By "constantly", he meant he ran into Cormack last year, and that more or less the first thing Cormack said was to remind him of the Sizzler incident. Williams said, "He brought it up and I thought, 'This is the most ridiculous story.' But then he goes and puts it on Twitter. The insanity needs to end."
If Williams had deliberately set out to be disrespectful at the infamous barbecue in Mt Victoria, then his Sizzler choice and subsequent gobbling of pricier meats would rank, as Evelyn Waugh put it in Brideshead Revisited, "high in the catalogue of grave sins". But it seems he acted out of inexperience, as a naïf from Nelson who didn't know any better.
Cormack denied he had attempted to shame Williams. His tweet was just a bit of fun, a small amusing story. But it was interesting to hear Williams describe Cormack's sense of humour and style of comedy back when they were both performing at Indigo.
Williams said, "The most amazing irony of this whole thing is him bringing up this incident from 10 years ago, because as far as skeletons in the closet goes, he is on incredibly thin ice. If there's anyone from that time who'd like to forget when they were on the comedy scene, it would probably be him. I'm surprised he's bringing up petty grievances. Because he had a lot of jokes that probably wouldn't be acceptable in 2021. He was a shock comedian. He did a lot of jokes that were on the edge..."
Since their twentysomething days in Wellington, both men have gone on to find personal happiness (Cormack is married with a 2-year-old daughter, Williams is shacked up with Green MP Golriz Ghahraman) and professional success. They both lead blameless middle-class lives. Neither have very much to do with sausages. In fact Cormack recently gave away his eight-ring burner when he got his deck built.

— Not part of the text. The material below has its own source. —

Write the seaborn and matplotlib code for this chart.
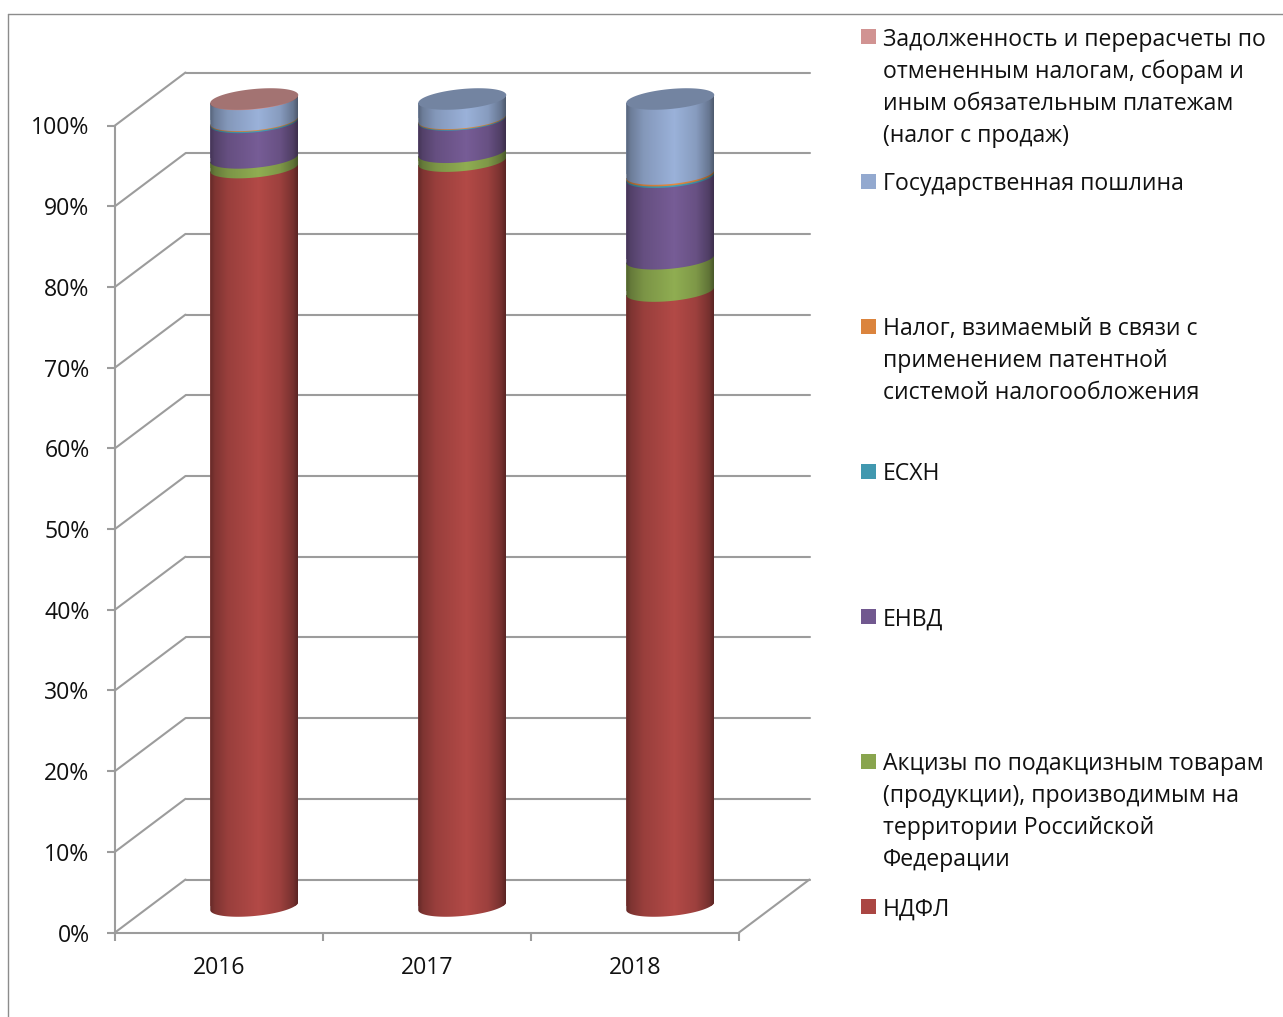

I said, "You have a deck without a barbecue."
"Correct."
"That seems entirely pointless. You're standing around on your deck, and you can't even cook a sausage. Doesn't that feel like a void, an emptiness, a failing?"
"No, because I didn't enjoy barbecuing. I wasn't any good at it. I was always scared I would poison people, so I'd burn them."
"Did you burn the sausages during the puzzling incident of the Sizzlers?"
He replied, incredibly, "I wasn't even the one barbecuing. I was shunted from my position at the barbecue by another comedian who took over, and he cooked."
"But it was your house!" I said, or rather screamed.
"I guess I'm an accommodating human being like that."
"It's a nonsense. It's unfathomable. It's like," I said, and thought of the worst thing that came to mind, "an open relationship."
He said, coolly, "It takes all sorts to make up the world, Steve. Some of us can tolerate being shunted from their own barbecue and some can't."
I said, "Some people can tolerate a guest bringing Sizzlers, and not calling them out."
He denied he'd called Williams out – he hadn't named him in the tweet, and in any case it was just a bit of fun, a small amusing story ... I thought that was fair enough. And Williams, too, had taken it at least a little bit in jest.
But I was disappointed that both looked down from a great height on that staple of the great New Zealand barbecue, that feeder of families, that 54 per cent meat-filled stick of goodness, the dear old Sizzler.
Williams had said, "I won't bring Sizzlers to another barbecue as long as I live. I won't make the same mistake." I brooded on his words after our interview when I wandered out into the back yard, lit up my wood and coal-fired Weber, and cooked Original Sizzlers for dinner. They were excellent.
They were the taste of summer, enjoyed while the barbecue smoke rose in sensual little patterns over the trees and into the twilight.